First post-Saddam elections cancelled by British

JACK FAIRWEATHER IN UMM QASR, The Scotsman, 06/03/03

BRITISH forces in the Iraqi port of Umm Qasr yesterday cancelled what would have been the first democratic elections in post-war Iraq.

Amid disorder at polling booths, allegations of rampant corruption in the choosing of candidates, and locals barely aware of a vote taking place, the elections have been "postponed indefinitely".

The embarrassment follows criticisms that the armed forces should wait for professionals to organise elections in the chaos of post-war Iraq.

Captain Emma Welch, part of the British force in Umm Qasr overseeing the ballot, said: "We really want these elections to take place and know the Iraqis are eager to take the running of the port into their own hands. But we don’t want to rush things though until proper democratic foundations are laid."

British forces were attacked for handing power over to an interim administration in Umm Qasr too quickly. The council has been riddled with corruption and accused by Iraqis of embezzling funds.

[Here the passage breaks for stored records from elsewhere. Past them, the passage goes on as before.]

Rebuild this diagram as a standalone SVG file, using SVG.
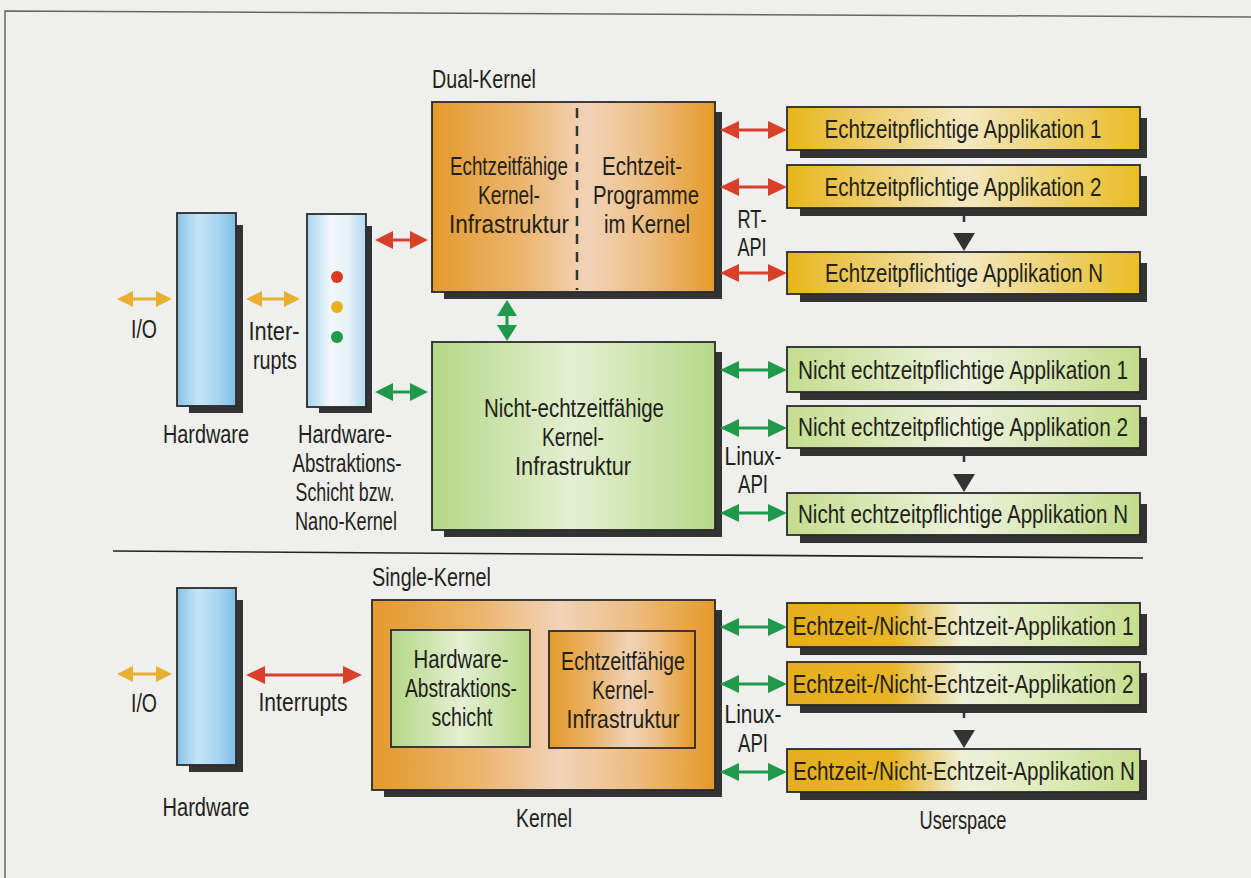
<svg xmlns="http://www.w3.org/2000/svg" width="1251" height="878" viewBox="0 0 1251 878">
<defs>
<linearGradient id="hwGrad" x1="0" y1="0" x2="1" y2="0">
<stop offset="0" stop-color="#86C3E8"/><stop offset="0.35" stop-color="#C5E4F5"/><stop offset="0.7" stop-color="#A8D5F0"/><stop offset="1" stop-color="#7EBDE5"/>
</linearGradient>
<linearGradient id="halGrad" x1="0" y1="0" x2="1" y2="0">
<stop offset="0" stop-color="#A9D3EE"/><stop offset="0.4" stop-color="#F2F7FA"/><stop offset="0.7" stop-color="#E5F0F7"/><stop offset="1" stop-color="#B2D9F0"/>
</linearGradient>
<linearGradient id="orangeGrad" x1="0" y1="0" x2="1" y2="0">
<stop offset="0" stop-color="#E49A2C"/><stop offset="0.3" stop-color="#EBB36A"/><stop offset="0.55" stop-color="#F1D3B8"/><stop offset="0.75" stop-color="#EDBE85"/><stop offset="1" stop-color="#E59A28"/>
</linearGradient>
<linearGradient id="greenGrad" x1="0" y1="0" x2="1" y2="0">
<stop offset="0" stop-color="#B3D786"/><stop offset="0.5" stop-color="#E4EFD2"/><stop offset="1" stop-color="#B6D888"/>
</linearGradient>
<linearGradient id="yellowGrad" x1="0" y1="0" x2="1" y2="0">
<stop offset="0" stop-color="#E7B51A"/><stop offset="0.5" stop-color="#F3E8C2"/><stop offset="1" stop-color="#E9BD26"/>
</linearGradient>
<linearGradient id="greenAppGrad" x1="0" y1="0" x2="1" y2="0">
<stop offset="0" stop-color="#C3DD8E"/><stop offset="0.5" stop-color="#EDF1DD"/><stop offset="1" stop-color="#C2DC8A"/>
</linearGradient>
<linearGradient id="mixGrad" x1="0" y1="0" x2="1" y2="0">
<stop offset="0" stop-color="#E6AE1E"/><stop offset="0.3" stop-color="#E8B425"/><stop offset="0.5" stop-color="#EEF0DA"/><stop offset="0.75" stop-color="#DDEAB8"/><stop offset="1" stop-color="#C5DE8E"/>
</linearGradient>
</defs>
<style>
text{font-family:"Liberation Sans",Arial,sans-serif;fill:#231f1a;font-size:25px}
.c{text-anchor:middle}
.app{font-size:25px;text-anchor:middle}
.box{stroke:#2a2a2a;stroke-width:1.8}
.sh{fill:#333333}
.red{fill:#D8402A}
.yel{fill:#E8B030}
.grn{fill:#1E9A4A}
.tri{fill:#333333}
.stub{stroke:#333333;stroke-width:2.5}
.frame{stroke:#666666;stroke-width:1.5;fill:none}
</style>
<rect width="1251" height="878" fill="#EFEFEE"/>
<path class="frame" d="M5,878 L5,11 L1251,17"/>
<line x1="113" y1="551" x2="1143" y2="558" stroke="#222" stroke-width="1.6"/>

<g id="hardware-top">
<rect class="sh" x="189" y="225" width="54" height="188"/>
<rect class="box" x="177" y="213" width="59" height="193" fill="url(#hwGrad)"/>
<text class="c" x="206" y="443" textLength="86" lengthAdjust="spacingAndGlyphs">Hardware</text>
</g>
<g id="io-top-label"><text class="c" x="144" y="338" textLength="26" lengthAdjust="spacingAndGlyphs">I/O</text></g>
<g id="interrupts-top-label">
<text class="c" x="274" y="340" font-size="24" textLength="51" lengthAdjust="spacingAndGlyphs">Inter-</text>
<text class="c" x="275" y="369" font-size="24" textLength="44" lengthAdjust="spacingAndGlyphs">rupts</text>
</g>
<g id="hal">
<rect class="sh" x="319" y="226" width="53" height="187"/>
<rect class="box" x="307" y="214" width="59" height="193" fill="url(#halGrad)"/>
<circle cx="337" cy="277" r="6" fill="#D83A26"/>
<circle cx="337" cy="307" r="6" fill="#E8B020"/>
<circle cx="337" cy="337" r="6" fill="#1E9A48"/>
<text class="c" x="345" y="443" textLength="94" lengthAdjust="spacingAndGlyphs">Hardware-</text>
<text class="c" x="347" y="472" textLength="109" lengthAdjust="spacingAndGlyphs">Abstraktions-</text>
<text class="c" x="345" y="501" textLength="99" lengthAdjust="spacingAndGlyphs">Schicht bzw.</text>
<text class="c" x="346" y="530" textLength="102" lengthAdjust="spacingAndGlyphs">Nano-Kernel</text>
</g>
<g id="dual-kernel">
<text x="432" y="88" textLength="104" lengthAdjust="spacingAndGlyphs">Dual-Kernel</text>
<rect class="sh" x="444" y="112" width="278" height="187"/>
<rect class="box" x="432" y="102" width="283" height="190" fill="url(#orangeGrad)"/>
<line x1="577" y1="108" x2="577" y2="290" stroke="#333" stroke-width="2.5" stroke-dasharray="10 8"/>
<text class="c" x="509" y="175" textLength="118" lengthAdjust="spacingAndGlyphs">Echtzeitfähige</text>
<text class="c" x="509" y="204" textLength="62" lengthAdjust="spacingAndGlyphs">Kernel-</text>
<text class="c" x="509" y="233" textLength="120" lengthAdjust="spacingAndGlyphs">Infrastruktur</text>
<text class="c" x="642" y="175" textLength="80" lengthAdjust="spacingAndGlyphs">Echtzeit-</text>
<text class="c" x="646" y="204" textLength="106" lengthAdjust="spacingAndGlyphs">Programme</text>
<text class="c" x="647" y="233" textLength="86" lengthAdjust="spacingAndGlyphs">im Kernel</text>
</g>
<g id="nrt-kernel">
<rect class="sh" x="444" y="352" width="278" height="185"/>
<rect class="box" x="432" y="342" width="283" height="188" fill="url(#greenGrad)"/>
<text class="c" x="574" y="417" textLength="180" lengthAdjust="spacingAndGlyphs">Nicht-echtzeitfähige</text>
<text class="c" x="573" y="446" textLength="62" lengthAdjust="spacingAndGlyphs">Kernel-</text>
<text class="c" x="573" y="475" textLength="116" lengthAdjust="spacingAndGlyphs">Infrastruktur</text>
</g>
<g id="rt-api-label">
<text class="c" x="752" y="228" textLength="29" lengthAdjust="spacingAndGlyphs">RT-</text>
<text class="c" x="752" y="256" textLength="29" lengthAdjust="spacingAndGlyphs">API</text>
</g>
<g id="rt-app-1">
<rect class="sh" x="800" y="118" width="347" height="40"/>
<rect class="box" x="787" y="107" width="353" height="43" fill="url(#yellowGrad)"/>
<text class="app" x="963" y="138" textLength="277" lengthAdjust="spacingAndGlyphs">Echtzeitpflichtige Applikation 1</text>
</g>
<g id="rt-app-2">
<rect class="sh" x="800" y="176" width="347" height="40"/>
<rect class="box" x="787" y="165" width="353" height="43" fill="url(#yellowGrad)"/>
<text class="app" x="963" y="196" textLength="277" lengthAdjust="spacingAndGlyphs">Echtzeitpflichtige Applikation 2</text>
</g>
<g id="rt-app-n">
<rect class="sh" x="800" y="263" width="347" height="39"/>
<rect class="box" x="787" y="252" width="353" height="42" fill="url(#yellowGrad)"/>
<text class="app" x="964" y="282" textLength="278" lengthAdjust="spacingAndGlyphs">Echtzeitpflichtige Applikation N</text>
</g>
<g id="linux-api-top-label">
<text class="c" x="753" y="465" textLength="57" lengthAdjust="spacingAndGlyphs">Linux-</text>
<text class="c" x="753" y="493" textLength="30" lengthAdjust="spacingAndGlyphs">API</text>
</g>
<g id="nrt-app-1">
<rect class="sh" x="800" y="358" width="347" height="42"/>
<rect class="box" x="787" y="347" width="353" height="45" fill="url(#greenAppGrad)"/>
<text class="app" x="963" y="379" textLength="330" lengthAdjust="spacingAndGlyphs">Nicht echtzeitpflichtige Applikation 1</text>
</g>
<g id="nrt-app-2">
<rect class="sh" x="800" y="417" width="347" height="39"/>
<rect class="box" x="787" y="406" width="353" height="42" fill="url(#greenAppGrad)"/>
<text class="app" x="963" y="436" textLength="330" lengthAdjust="spacingAndGlyphs">Nicht echtzeitpflichtige Applikation 2</text>
</g>
<g id="nrt-app-n">
<rect class="sh" x="800" y="504" width="347" height="39"/>
<rect class="box" x="787" y="493" width="353" height="42" fill="url(#greenAppGrad)"/>
<text class="app" x="963" y="523" textLength="330" lengthAdjust="spacingAndGlyphs">Nicht echtzeitpflichtige Applikation N</text>
</g>

<g id="hardware-bottom">
<rect class="sh" x="189" y="600" width="54" height="172"/>
<rect class="box" x="177" y="588" width="59" height="177" fill="url(#hwGrad)"/>
<text class="c" x="206" y="816" textLength="87" lengthAdjust="spacingAndGlyphs">Hardware</text>
</g>
<g id="io-bottom-label"><text class="c" x="144" y="712" textLength="26" lengthAdjust="spacingAndGlyphs">I/O</text></g>
<g id="interrupts-bottom-label"><text class="c" x="303" y="711" textLength="89" lengthAdjust="spacingAndGlyphs">Interrupts</text></g>
<g id="single-kernel">
<text x="372" y="586" textLength="119" lengthAdjust="spacingAndGlyphs">Single-Kernel</text>
<rect class="sh" x="384" y="610" width="338" height="187"/>
<rect class="box" x="372" y="600" width="343" height="190" fill="url(#orangeGrad)"/>
<text class="c" x="544" y="827" textLength="56" lengthAdjust="spacingAndGlyphs">Kernel</text>
</g>
<g id="hal-inner">
<rect class="box" x="391" y="630" width="139" height="117" fill="url(#greenGrad)"/>
<text class="c" x="461" y="668" textLength="95" lengthAdjust="spacingAndGlyphs">Hardware-</text>
<text class="c" x="461" y="697" textLength="112" lengthAdjust="spacingAndGlyphs">Abstraktions-</text>
<text class="c" x="462" y="726" textLength="61" lengthAdjust="spacingAndGlyphs">schicht</text>
</g>
<g id="rt-kernel-inner">
<rect class="box" x="549" y="631" width="146" height="117" fill="url(#orangeGrad)"/>
<text class="c" x="623" y="670" textLength="124" lengthAdjust="spacingAndGlyphs">Echtzeitfähige</text>
<text class="c" x="623" y="699" textLength="62" lengthAdjust="spacingAndGlyphs">Kernel-</text>
<text class="c" x="623" y="728" textLength="113" lengthAdjust="spacingAndGlyphs">Infrastruktur</text>
</g>
<g id="linux-api-bottom-label">
<text class="c" x="753" y="723" textLength="57" lengthAdjust="spacingAndGlyphs">Linux-</text>
<text class="c" x="753" y="752" textLength="30" lengthAdjust="spacingAndGlyphs">API</text>
</g>
<g id="mix-app-1">
<rect class="sh" x="800" y="614" width="347" height="41"/>
<rect class="box" x="787" y="603" width="353" height="44" fill="url(#mixGrad)"/>
<text class="app" x="963" y="635" textLength="341" lengthAdjust="spacingAndGlyphs">Echtzeit-/Nicht-Echtzeit-Applikation 1</text>
</g>
<g id="mix-app-2">
<rect class="sh" x="800" y="673" width="347" height="40"/>
<rect class="box" x="787" y="662" width="353" height="43" fill="url(#mixGrad)"/>
<text class="app" x="963" y="693" textLength="341" lengthAdjust="spacingAndGlyphs">Echtzeit-/Nicht-Echtzeit-Applikation 2</text>
</g>
<g id="mix-app-n">
<rect class="sh" x="800" y="760" width="347" height="40"/>
<rect class="box" x="787" y="749" width="353" height="43" fill="url(#mixGrad)"/>
<text class="app" x="964" y="780" textLength="342" lengthAdjust="spacingAndGlyphs">Echtzeit-/Nicht-Echtzeit-Applikation N</text>
</g>
<g id="userspace-label"><text class="c" x="963" y="829" textLength="87" lengthAdjust="spacingAndGlyphs">Userspace</text></g>

<g id="connectors">
<path class="yel" d="M117,299 L133,291 L133,297.5 L156,297.5 L156,291 L172,299 L156,307 L156,300.5 L133,300.5 L133,307 Z"/>
<path class="yel" d="M246,299 L262,291 L262,297.5 L284,297.5 L284,291 L300,299 L284,307 L284,300.5 L262,300.5 L262,307 Z"/>
<path class="yel" d="M117,674 L133,666 L133,672.5 L156,672.5 L156,666 L172,674 L156,682 L156,675.5 L133,675.5 L133,682 Z"/>
<path class="red" d="M375,240 L393,231 L393,238.5 L410,238.5 L410,231 L428,240 L410,249 L410,241.5 L393,241.5 L393,249 Z"/>
<path class="red" d="M720,130 L739,121 L739,128.5 L768,128.5 L768,121 L787,130 L768,139 L768,131.5 L739,131.5 L739,139 Z"/>
<path class="red" d="M720,187 L739,178 L739,185.5 L768,185.5 L768,178 L787,187 L768,196 L768,188.5 L739,188.5 L739,196 Z"/>
<path class="red" d="M720,273 L739,264 L739,271.5 L768,271.5 L768,264 L787,273 L768,282 L768,274.5 L739,274.5 L739,282 Z"/>
<path class="red" d="M246,675 L265,666 L265,673.5 L343,673.5 L343,666 L362,675 L343,684 L343,676.5 L265,676.5 L265,684 Z"/>
<path class="grn" d="M375,392 L393,383 L393,390.5 L410,390.5 L410,383 L428,392 L410,401 L410,393.5 L393,393.5 L393,401 Z"/>
<path class="grn" d="M507,300 L517,316 L508.5,316 L508.5,325 L517,325 L507,341 L497,325 L505.5,325 L505.5,316 L497,316 Z"/>
<path class="grn" d="M720,370 L739,361 L739,368.5 L768,368.5 L768,361 L787,370 L768,379 L768,371.5 L739,371.5 L739,379 Z"/>
<path class="grn" d="M720,428 L739,419 L739,426.5 L768,426.5 L768,419 L787,428 L768,437 L768,429.5 L739,429.5 L739,437 Z"/>
<path class="grn" d="M720,513 L739,504 L739,511.5 L768,511.5 L768,504 L787,513 L768,522 L768,514.5 L739,514.5 L739,522 Z"/>
<path class="grn" d="M720,627 L739,618 L739,625.5 L768,625.5 L768,618 L787,627 L768,636 L768,628.5 L739,628.5 L739,636 Z"/>
<path class="grn" d="M720,684 L739,675 L739,682.5 L768,682.5 L768,675 L787,684 L768,693 L768,685.5 L739,685.5 L739,693 Z"/>
<path class="grn" d="M720,772 L739,763 L739,770.5 L768,770.5 L768,763 L787,772 L768,781 L768,773.5 L739,773.5 L739,781 Z"/>
<line class="stub" x1="964" y1="208" x2="964" y2="222"/>
<polygon class="tri" points="953,233 975,233 964,251"/>
<line class="stub" x1="964" y1="448" x2="964" y2="462"/>
<polygon class="tri" points="953,474 975,474 964,492"/>
<line class="stub" x1="964" y1="705" x2="964" y2="718"/>
<polygon class="tri" points="953,730 975,730 964,748"/>
</g>
</svg>
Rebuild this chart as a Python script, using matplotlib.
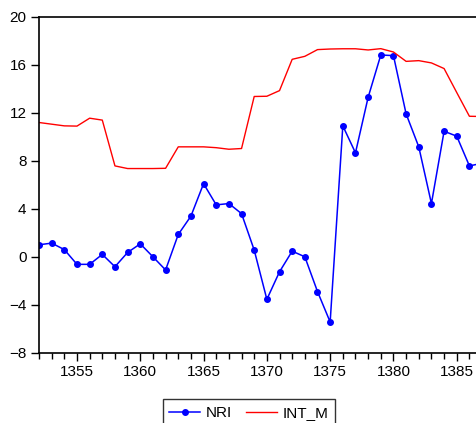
import matplotlib
matplotlib.use("Agg")
import matplotlib.pyplot as plt
import numpy as np

plt.rcParams['font.family'] = ['Liberation Sans', 'DejaVu Sans']

years = np.arange(1352, 1388)
nri = [1.0, 1.14, 0.6, -0.63, -0.63, 0.2, -0.83, 0.36, 1.08, 0.0,
       -1.1, 1.86, 3.39, 6.1, 4.33, 4.44, 3.6, 0.56, -3.55, -1.25,
       0.47, 0.0, -2.9, -5.44, 10.92, 8.67, 13.3, 16.83, 16.78, 11.92,
       9.17, 4.44, 10.47, 10.06, 7.58, 7.8]
int_m = [11.2, 11.06, 10.92, 10.9, 11.56, 11.4, 7.58, 7.36, 7.36, 7.36,
         7.38, 9.17, 9.17, 9.17, 9.1, 8.97, 9.03, 13.37, 13.39, 13.86,
         16.47, 16.72, 17.28, 17.33, 17.35, 17.35, 17.25, 17.36, 17.08, 16.3,
         16.36, 16.17, 15.7, 13.7, 11.72, 11.7]

fig = plt.figure(figsize=(4.77, 4.23), dpi=100)
ax = fig.add_axes([39 / 477, 1 - 352.7 / 423, 1 - 39 / 477, (352.7 - 17) / 423])

ax.plot(years, nri, color='#0000ff', lw=1.1, marker='o', ms=4, label='NRI')
ax.plot(years, int_m, color='#ff0000', lw=1.0, label='INT_M')

ax.set_xlim(1352, 1386.6)
ax.set_ylim(-8, 20)
ax.set_yticks(np.arange(-8, 21, 4))
ax.set_xticks(np.arange(1355, 1386, 5))
ax.set_xticks(np.arange(1352, 1387), minor=True)
ax.tick_params(axis='both', direction='out', length=6, width=1, labelsize=11, colors='black', pad=3)
ax.tick_params(axis='x', which='minor', direction='out', length=4, width=1)
ax.spines['right'].set_visible(False)
for s in ['left', 'bottom', 'top']:
    ax.spines[s].set_linewidth(1.2)

leg = fig.legend(loc='upper center', bbox_to_anchor=(249 / 477, 1 - 399 / 423), ncol=2,
                 fontsize=11, frameon=True, fancybox=False, edgecolor='black',
                 handlelength=2.0, handletextpad=0.4, columnspacing=0.9,
                 borderpad=0.45, borderaxespad=0)
leg.get_frame().set_linewidth(1.0)

fig.savefig('out.png', dpi=100)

Council members either nominated themselves or family members to stand for election, while only a small proportion of the town’s 45,000 inhabitants had registered to vote. "It doesn’t bode well for the future," said one British soldier on patrol.

"There seems to be a political will to get elections going which doesn’t reflect the situation on the ground. We’ve got to be careful not to get their hopes up."

At Umm Qasr’s town-centre market, few locals even knew an election had been proposed. Mohammed Sardoun, a stallholder, said: "I am not concerned about elections. They are something to think about after we have food and running water. These are more important than democracy. It’s a good idea but doesn’t mean much."

Two months after the liberation of Umm Qasr, electricity and water supplies are intermittent and crime rife on the streets at night.

And the election campaign of one current member of the council suggested few things would change in Umm Qasr.

Salim al-Kanaan drove regally around the town centre in his car. "That’s my cousin who is in charge of law and order," said one man. "I will be voting for him whatever happens because he will give me a job."

Mr al-Kanaan said: "I don’t have to do much because everyone knows who I am. Of course democracy means I may not be elected but I don’t expect that to happen. This is how we do things."

The US administration that governs most of Iraq is struggling with similar problems.

After two chaotic attempts to fashion a national assembly, Washington yesterday unveiled its plans to appoint members to a ruling council instead.

In Baghdad, thousands of former Iraqi soldiers swarmed US headquarters demanding to be paid, after the Iraqi military was ordered to be dissolved in favour of a new "Iraqi Corps" while a group of tribal leaders warned the Americans they could face war if they did not leave soon.